Exercise description
Go over the entries below line by line, copying each one that contains the word "React".

Records with drawing code:
----------------

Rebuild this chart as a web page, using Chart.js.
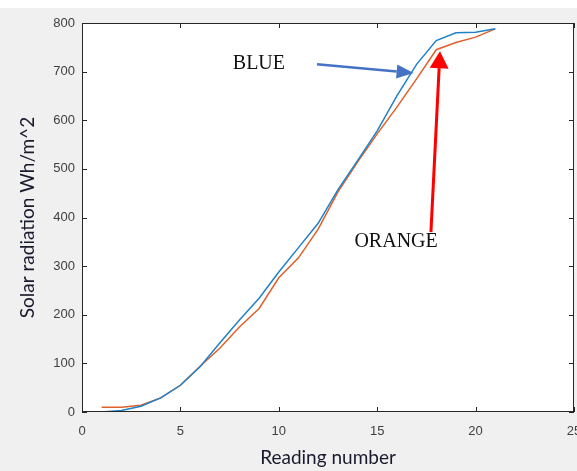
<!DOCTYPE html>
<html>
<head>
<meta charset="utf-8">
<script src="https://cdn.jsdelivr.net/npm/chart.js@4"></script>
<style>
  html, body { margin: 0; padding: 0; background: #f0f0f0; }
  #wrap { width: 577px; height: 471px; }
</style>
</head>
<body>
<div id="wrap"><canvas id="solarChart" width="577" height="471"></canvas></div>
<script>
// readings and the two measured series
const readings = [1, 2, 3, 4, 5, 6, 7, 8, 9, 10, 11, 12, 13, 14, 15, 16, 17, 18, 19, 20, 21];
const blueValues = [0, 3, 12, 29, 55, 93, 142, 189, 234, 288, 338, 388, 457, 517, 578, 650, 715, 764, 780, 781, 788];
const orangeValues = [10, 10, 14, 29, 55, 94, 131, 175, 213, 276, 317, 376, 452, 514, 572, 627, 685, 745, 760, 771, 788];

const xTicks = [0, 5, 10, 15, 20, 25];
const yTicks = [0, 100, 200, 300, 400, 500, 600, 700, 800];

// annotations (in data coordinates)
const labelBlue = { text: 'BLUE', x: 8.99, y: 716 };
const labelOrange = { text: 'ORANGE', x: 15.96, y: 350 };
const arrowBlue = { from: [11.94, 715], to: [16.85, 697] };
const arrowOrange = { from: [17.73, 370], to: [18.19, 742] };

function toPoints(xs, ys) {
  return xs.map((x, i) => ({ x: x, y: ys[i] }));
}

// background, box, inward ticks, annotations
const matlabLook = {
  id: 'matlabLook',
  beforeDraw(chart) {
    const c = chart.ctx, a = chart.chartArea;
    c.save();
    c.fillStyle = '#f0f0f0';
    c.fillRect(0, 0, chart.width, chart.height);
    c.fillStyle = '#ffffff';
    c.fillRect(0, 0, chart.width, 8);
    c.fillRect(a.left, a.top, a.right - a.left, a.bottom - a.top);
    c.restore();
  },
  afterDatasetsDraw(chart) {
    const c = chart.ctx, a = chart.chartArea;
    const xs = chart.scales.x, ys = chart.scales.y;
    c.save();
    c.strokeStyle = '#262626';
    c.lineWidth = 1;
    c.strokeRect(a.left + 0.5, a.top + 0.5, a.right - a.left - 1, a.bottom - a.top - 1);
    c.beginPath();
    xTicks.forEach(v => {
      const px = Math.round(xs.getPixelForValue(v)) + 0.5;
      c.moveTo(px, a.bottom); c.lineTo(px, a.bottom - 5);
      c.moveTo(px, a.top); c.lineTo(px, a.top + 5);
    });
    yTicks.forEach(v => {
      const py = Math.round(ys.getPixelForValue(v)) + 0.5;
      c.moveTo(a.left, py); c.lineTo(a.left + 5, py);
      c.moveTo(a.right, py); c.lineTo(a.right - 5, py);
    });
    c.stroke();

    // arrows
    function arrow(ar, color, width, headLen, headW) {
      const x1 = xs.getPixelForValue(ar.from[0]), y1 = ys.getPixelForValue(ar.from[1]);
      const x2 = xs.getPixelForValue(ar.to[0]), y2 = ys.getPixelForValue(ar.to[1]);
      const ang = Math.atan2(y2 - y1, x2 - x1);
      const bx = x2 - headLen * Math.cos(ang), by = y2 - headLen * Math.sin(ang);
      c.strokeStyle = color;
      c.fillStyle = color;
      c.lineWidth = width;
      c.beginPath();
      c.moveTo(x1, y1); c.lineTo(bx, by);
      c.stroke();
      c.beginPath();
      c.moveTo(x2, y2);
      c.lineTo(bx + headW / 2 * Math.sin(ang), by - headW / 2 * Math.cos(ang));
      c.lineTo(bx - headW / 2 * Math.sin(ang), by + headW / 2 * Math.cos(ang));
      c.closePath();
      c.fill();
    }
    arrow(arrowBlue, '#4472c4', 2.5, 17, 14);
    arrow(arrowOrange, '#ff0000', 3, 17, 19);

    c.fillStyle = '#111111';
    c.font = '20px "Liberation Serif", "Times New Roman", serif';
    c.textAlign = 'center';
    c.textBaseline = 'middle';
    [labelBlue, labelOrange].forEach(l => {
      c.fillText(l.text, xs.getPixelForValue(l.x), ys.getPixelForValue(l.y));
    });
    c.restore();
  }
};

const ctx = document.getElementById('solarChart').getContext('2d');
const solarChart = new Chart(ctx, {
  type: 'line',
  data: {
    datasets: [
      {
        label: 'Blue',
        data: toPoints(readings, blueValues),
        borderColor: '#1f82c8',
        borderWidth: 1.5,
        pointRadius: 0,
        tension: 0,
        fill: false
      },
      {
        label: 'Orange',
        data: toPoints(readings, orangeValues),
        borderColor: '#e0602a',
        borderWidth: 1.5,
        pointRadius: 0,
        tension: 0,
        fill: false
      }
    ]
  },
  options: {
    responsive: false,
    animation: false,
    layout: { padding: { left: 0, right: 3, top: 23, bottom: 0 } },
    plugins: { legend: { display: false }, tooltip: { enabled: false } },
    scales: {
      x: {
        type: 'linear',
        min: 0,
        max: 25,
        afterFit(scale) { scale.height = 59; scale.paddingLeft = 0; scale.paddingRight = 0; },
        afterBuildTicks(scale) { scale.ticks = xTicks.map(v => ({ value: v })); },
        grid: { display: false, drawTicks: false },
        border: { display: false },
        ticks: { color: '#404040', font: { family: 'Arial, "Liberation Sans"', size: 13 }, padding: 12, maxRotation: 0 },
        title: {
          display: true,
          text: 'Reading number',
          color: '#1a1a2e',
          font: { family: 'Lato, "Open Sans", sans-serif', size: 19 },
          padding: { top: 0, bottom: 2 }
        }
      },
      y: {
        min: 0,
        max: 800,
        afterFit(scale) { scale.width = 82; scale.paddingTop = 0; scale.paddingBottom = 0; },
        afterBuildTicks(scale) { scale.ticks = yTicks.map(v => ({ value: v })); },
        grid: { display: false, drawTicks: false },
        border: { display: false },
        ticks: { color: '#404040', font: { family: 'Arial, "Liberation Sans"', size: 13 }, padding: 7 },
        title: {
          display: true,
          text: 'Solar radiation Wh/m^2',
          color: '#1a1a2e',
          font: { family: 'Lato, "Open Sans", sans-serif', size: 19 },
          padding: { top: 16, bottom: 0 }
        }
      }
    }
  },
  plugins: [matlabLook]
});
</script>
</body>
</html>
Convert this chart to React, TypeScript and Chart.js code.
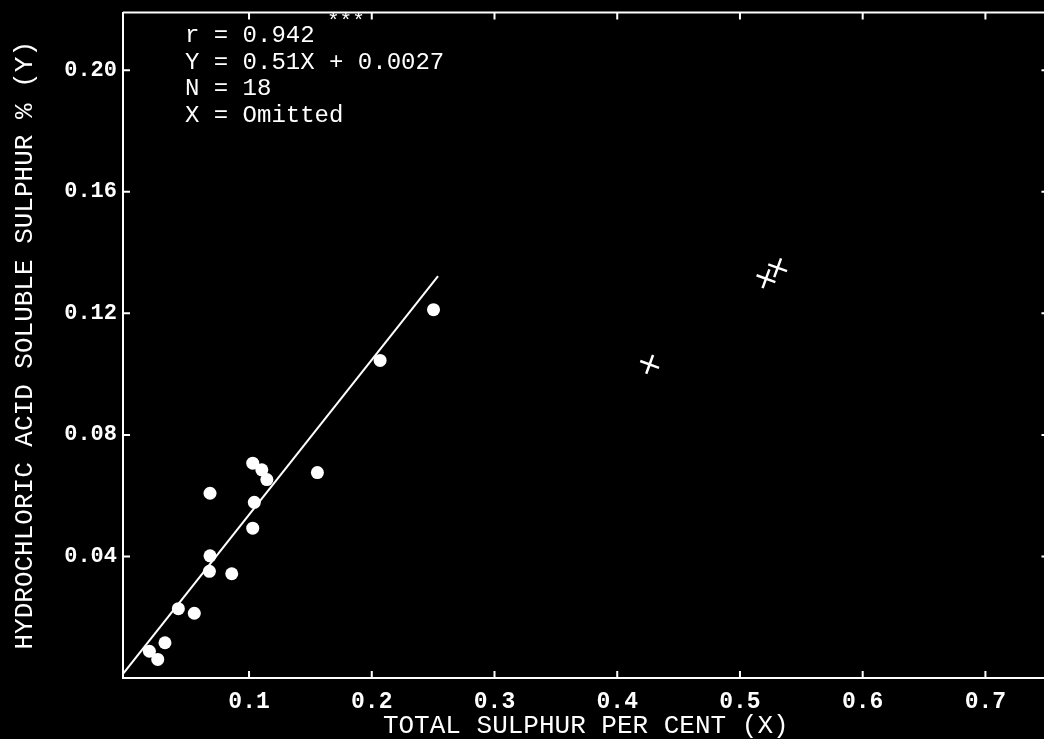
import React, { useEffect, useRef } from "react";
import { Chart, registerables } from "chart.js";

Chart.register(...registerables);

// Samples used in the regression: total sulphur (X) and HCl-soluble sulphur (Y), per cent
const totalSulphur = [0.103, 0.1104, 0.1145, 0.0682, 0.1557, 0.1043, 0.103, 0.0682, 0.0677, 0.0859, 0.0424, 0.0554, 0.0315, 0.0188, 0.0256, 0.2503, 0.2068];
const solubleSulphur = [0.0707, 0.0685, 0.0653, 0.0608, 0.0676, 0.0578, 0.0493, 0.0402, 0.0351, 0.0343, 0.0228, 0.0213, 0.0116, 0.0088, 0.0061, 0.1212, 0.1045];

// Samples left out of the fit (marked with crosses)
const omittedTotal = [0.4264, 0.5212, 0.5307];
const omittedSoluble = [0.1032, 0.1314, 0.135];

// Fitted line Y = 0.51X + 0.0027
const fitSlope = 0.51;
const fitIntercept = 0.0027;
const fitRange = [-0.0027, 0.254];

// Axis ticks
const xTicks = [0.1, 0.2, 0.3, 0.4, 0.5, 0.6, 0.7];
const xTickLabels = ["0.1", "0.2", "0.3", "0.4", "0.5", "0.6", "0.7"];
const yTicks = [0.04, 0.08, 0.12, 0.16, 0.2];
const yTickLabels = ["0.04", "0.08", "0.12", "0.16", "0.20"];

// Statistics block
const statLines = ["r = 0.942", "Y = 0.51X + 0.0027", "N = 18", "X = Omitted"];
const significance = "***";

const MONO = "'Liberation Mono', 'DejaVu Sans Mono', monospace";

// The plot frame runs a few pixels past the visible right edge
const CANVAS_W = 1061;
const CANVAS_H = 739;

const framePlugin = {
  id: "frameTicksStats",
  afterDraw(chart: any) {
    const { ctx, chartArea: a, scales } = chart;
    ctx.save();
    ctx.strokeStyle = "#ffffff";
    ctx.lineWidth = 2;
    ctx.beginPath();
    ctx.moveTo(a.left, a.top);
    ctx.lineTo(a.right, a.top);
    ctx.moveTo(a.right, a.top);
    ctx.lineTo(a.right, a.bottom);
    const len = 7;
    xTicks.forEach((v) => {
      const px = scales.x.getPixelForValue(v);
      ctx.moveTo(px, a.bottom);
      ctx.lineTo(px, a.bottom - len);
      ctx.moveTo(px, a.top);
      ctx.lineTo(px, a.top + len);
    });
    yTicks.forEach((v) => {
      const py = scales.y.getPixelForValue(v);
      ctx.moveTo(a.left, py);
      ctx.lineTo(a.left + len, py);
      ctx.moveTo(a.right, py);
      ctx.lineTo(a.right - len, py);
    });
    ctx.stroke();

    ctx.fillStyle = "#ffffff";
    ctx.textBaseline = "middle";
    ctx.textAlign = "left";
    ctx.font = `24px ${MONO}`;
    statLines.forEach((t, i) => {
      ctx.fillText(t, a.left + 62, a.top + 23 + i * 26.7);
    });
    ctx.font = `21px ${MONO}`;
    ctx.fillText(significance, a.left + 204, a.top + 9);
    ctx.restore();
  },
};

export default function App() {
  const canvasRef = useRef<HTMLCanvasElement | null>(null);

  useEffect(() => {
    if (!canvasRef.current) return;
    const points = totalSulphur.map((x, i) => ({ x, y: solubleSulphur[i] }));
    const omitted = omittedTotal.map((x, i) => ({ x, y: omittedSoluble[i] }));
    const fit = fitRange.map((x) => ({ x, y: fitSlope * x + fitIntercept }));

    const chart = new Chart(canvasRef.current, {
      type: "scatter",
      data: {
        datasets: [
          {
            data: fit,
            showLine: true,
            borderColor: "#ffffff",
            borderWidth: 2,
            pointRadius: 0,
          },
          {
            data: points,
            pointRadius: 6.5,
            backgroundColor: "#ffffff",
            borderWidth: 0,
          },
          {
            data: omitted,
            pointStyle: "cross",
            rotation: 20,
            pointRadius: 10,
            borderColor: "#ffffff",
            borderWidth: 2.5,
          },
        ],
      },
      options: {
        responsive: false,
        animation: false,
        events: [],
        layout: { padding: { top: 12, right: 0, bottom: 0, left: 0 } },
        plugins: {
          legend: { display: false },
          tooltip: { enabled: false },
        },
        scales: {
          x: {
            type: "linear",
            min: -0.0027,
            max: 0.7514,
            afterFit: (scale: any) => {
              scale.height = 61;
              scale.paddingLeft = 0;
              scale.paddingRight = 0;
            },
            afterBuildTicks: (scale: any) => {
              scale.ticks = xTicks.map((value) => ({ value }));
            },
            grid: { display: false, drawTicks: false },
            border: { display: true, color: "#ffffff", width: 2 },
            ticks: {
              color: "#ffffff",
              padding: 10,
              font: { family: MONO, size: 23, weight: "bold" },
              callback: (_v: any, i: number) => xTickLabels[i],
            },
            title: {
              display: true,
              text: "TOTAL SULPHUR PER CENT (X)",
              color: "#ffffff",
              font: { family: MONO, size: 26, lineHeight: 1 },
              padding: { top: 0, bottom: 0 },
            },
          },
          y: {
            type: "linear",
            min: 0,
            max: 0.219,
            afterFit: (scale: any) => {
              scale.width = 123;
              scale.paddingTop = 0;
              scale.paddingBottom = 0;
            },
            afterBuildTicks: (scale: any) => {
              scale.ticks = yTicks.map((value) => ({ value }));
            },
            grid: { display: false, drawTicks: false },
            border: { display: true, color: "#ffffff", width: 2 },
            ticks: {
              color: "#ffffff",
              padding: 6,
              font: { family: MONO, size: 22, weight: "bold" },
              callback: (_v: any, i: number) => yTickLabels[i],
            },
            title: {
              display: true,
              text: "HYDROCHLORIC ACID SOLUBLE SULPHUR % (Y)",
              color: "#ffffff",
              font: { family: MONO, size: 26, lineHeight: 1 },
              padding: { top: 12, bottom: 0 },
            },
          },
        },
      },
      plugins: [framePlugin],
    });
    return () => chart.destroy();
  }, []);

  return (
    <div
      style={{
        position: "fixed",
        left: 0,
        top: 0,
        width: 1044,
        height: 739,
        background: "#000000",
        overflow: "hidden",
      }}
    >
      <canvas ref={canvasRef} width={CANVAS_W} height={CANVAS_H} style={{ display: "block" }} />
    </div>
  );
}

----------------

Response to the task
Convert this chart to React, TypeScript and Chart.js code.
import React, { useEffect, useRef } from "react";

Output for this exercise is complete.